Morello ve ark. (2017) ise hibrit biyoreaktör depolama alanları, depolama alanı tamamlanıncaya kadar işletme sonrası fazın süresini kısaltmayı amaçlayan biyolojik işlemleri artırmak ve hızlandırmak için tasarlanmıştır. 6 pleksiglas reaktör üzerinde çalışılmış ve her birine 18,4 kg belediye katı atık doldurulmuştur. İki reaktör kontrol olarak anaerobik durumlar altında çalıştırılmıştır. Hibrit laboratuvar ölçekli reaktörler farklı koşullar altında çalıştırılmıştır. Yarı aerobik, anaerobik, havalandırmalı konseptin bir laboratuar ölçekli biyoreaktör sistemine uygulanmasının sonuçları gösterdi ki; ön havalandırmanın anaerobik faz boyunca VFA konsantrasyonlarının kontrolünde, pH’ın artmasında ve metan üretimi uyarmasında etkilidir. Özellikle aralıklı hava akışı ile metan potansiyeli kontrol reaktörlerine göre %50 daha yüksektir.

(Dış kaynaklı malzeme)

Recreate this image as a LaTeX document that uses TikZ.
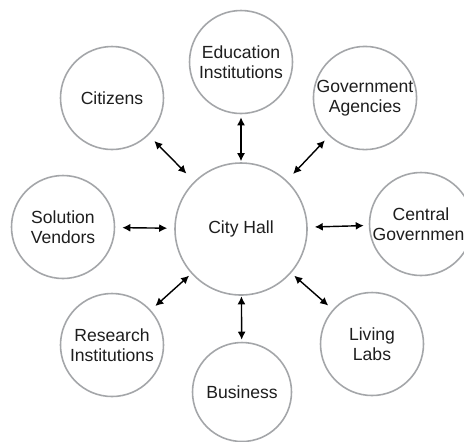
\documentclass[tikz,border=0pt]{standalone}
\usepackage{fontspec}
\setmainfont{Liberation Sans}
\usetikzlibrary{arrows.meta}
\definecolor{hubRing}{HTML}{A4A6A9}
\definecolor{hubText}{HTML}{1E1E1E}

\begin{document}
\begin{tikzpicture}[
  party/.style={circle,draw=hubRing,line width=0.9pt,fill=white,minimum size=2.06cm,inner sep=0pt,align=center,text=hubText,font=\fontsize{10}{11.6}\selectfont},
  link/.style={{Latex[length=1.6mm,width=1.6mm]}-{Latex[length=1.6mm,width=1.6mm]},line width=0.8pt,black}]
  \useasboundingbox (0,0) rectangle (9.28,-8.82);
  \clip (0,0) rectangle (9.28,-8.82);
  % hub and the parties around it
  \node[party,minimum size=2.64cm] (hall) at (4.82,-4.58) {City Hall};
  \node[party] (edu) at (4.82,-1.24) {Education\\Institutions};
  \node[party] (cit) at (2.24,-1.96) {Citizens};
  \node[party] (gov) at (7.30,-1.96) {Government\\Agencies};
  \node[party] (ven) at (1.26,-4.54) {Solution\\Vendors};
  \node[party] (cen) at (8.42,-4.48) {Central\\Government};
  \node[party] (res) at (2.24,-6.90) {Research\\Institutions};
  \node[party] (liv) at (7.44,-6.88) {Living\\Labs};
  \node[party,minimum size=1.98cm] (bus) at (4.84,-7.84) {Business};
  % two-way links
  \draw[link,shorten <=0.02cm,shorten >=0.06cm] (hall) -- (edu);
  \draw[link,shorten <=0.22cm,shorten >=0.16cm] (hall) -- (cit);
  \draw[link,shorten <=0.18cm,shorten >=0.12cm] (hall) -- (gov);
  \draw[link,shorten <=0.14cm,shorten >=0.14cm] (hall) -- (ven);
  \draw[link,shorten <=0.14cm,shorten >=0.10cm] (hall) -- (cen);
  \draw[link,shorten <=0.06cm,shorten >=0.12cm] (hall) -- (res);
  \draw[link,shorten <=0.08cm,shorten >=0.12cm] (hall) -- (liv);
  \draw[link,shorten <=0.01cm,shorten >=0.04cm] (hall) -- (bus);
\end{tikzpicture}
\end{document}
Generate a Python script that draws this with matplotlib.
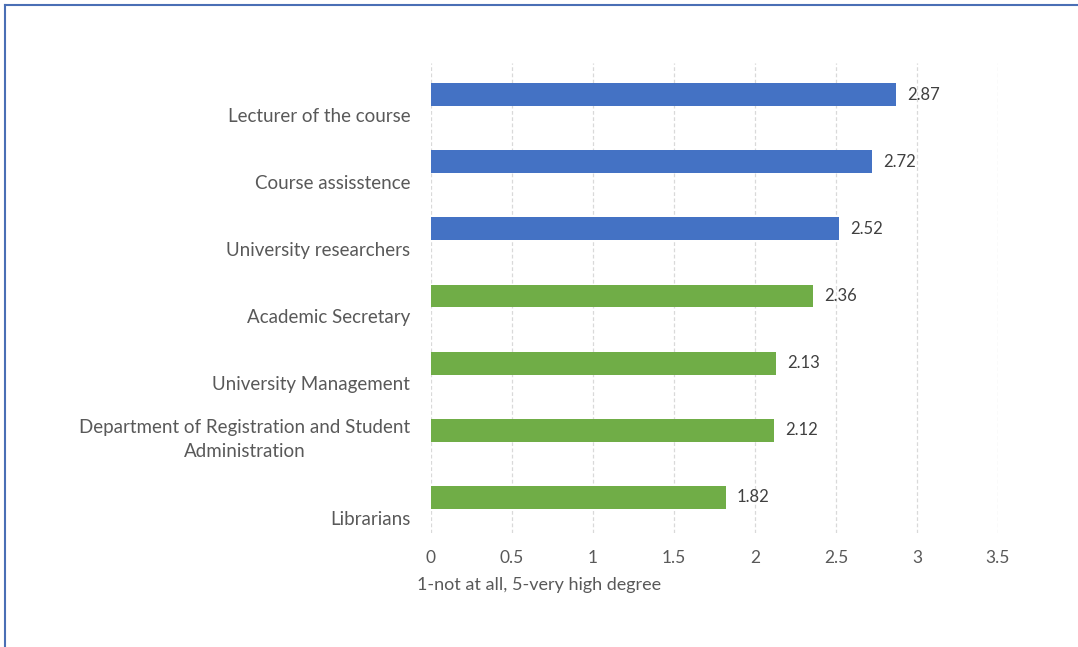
import matplotlib.pyplot as plt
import numpy as np
from matplotlib.lines import Line2D

categories = [
    "Lecturer of the course",
    "Course assisstence",
    "University researchers",
    "Academic Secretary",
    "University Management",
    "Department of Registration and Student\nAdministration",
    "Librarians",
]
values = [2.87, 2.72, 2.52, 2.36, 2.13, 2.12, 1.82]
groups = ["blue", "blue", "blue", "green", "green", "green", "green"]

colors = {"blue": "#4472C4", "green": "#70AD47"}

plt.rcParams["font.family"] = ["Lato", "DejaVu Sans"]

fig = plt.figure(figsize=(10.78, 6.47), dpi=100)
ax = fig.add_axes([431 / 1078, 1 - 533 / 647, 567 / 1078, 470 / 647])

y_pos = np.arange(len(categories))
ax.barh(y_pos - 0.03, values, height=0.34,
        color=[colors[g] for g in groups], zorder=3)

# value labels right of each bar
for i in range(len(values)):
    ax.annotate(f"{values[i]:.2f}", xy=(values[i], y_pos[i] - 0.03),
                xytext=(8, 0), textcoords="offset points",
                ha="left", va="center", color="#404040", fontsize=12)

ax.set_xlim(0, 3.5)
ax.set_ylim(len(categories) - 0.5, -0.5)
ax.set_xticks(np.arange(0, 3.51, 0.5))
ax.set_xticklabels(["0", "0.5", "1", "1.5", "2", "2.5", "3", "3.5"])

# category labels sit below the bars, like the excel original
ax.set_yticks(y_pos + 0.42)
ax.set_yticklabels(categories, fontsize=13.5)
for lbl in ax.get_yticklabels():
    lbl.set_verticalalignment("bottom")
    lbl.set_multialignment("center")
    lbl.set_linespacing(1.55)

ax.tick_params(axis="both", length=0, colors="#595959")
ax.tick_params(axis="x", pad=12, labelsize=12.5)
ax.tick_params(axis="y", pad=15)

for s in ax.spines.values():
    s.set_visible(False)
ax.grid(axis="x", color="#D9D9D9", linestyle=(0, (3, 2)), linewidth=0.9, zorder=0)
ax.grid(axis="y", visible=False)

fig.text(539 / 1078, 1 - 585 / 647, "1-not at all, 5-very high degree",
         ha="center", va="center", color="#595959", fontsize=13)

# chart border (left and top edges visible in the crop)
fig.add_artist(Line2D([5 / 1078, 5 / 1078], [0, 1 - 5 / 647],
                      transform=fig.transFigure, color="#4A6FB5", linewidth=1.5))
fig.add_artist(Line2D([5 / 1078, 1], [1 - 5 / 647, 1 - 5 / 647],
                      transform=fig.transFigure, color="#4A6FB5", linewidth=1.5))

fig.savefig("out.png", facecolor="white")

Semi aerobik, anaerobik, havalandırmalı hibrit biyoreaktörler hem metan üretimini artırmak hem de daha kısa sürede düzenli depolamanın tamamlanmasına ulaşmak için etkili bir sistem olduğu kanıtlanmıştır. Düzenli depolama alanının uygun yönetilmesiyle kapatma sonrası bakımın süresi %25 – 35 azaltılabilir.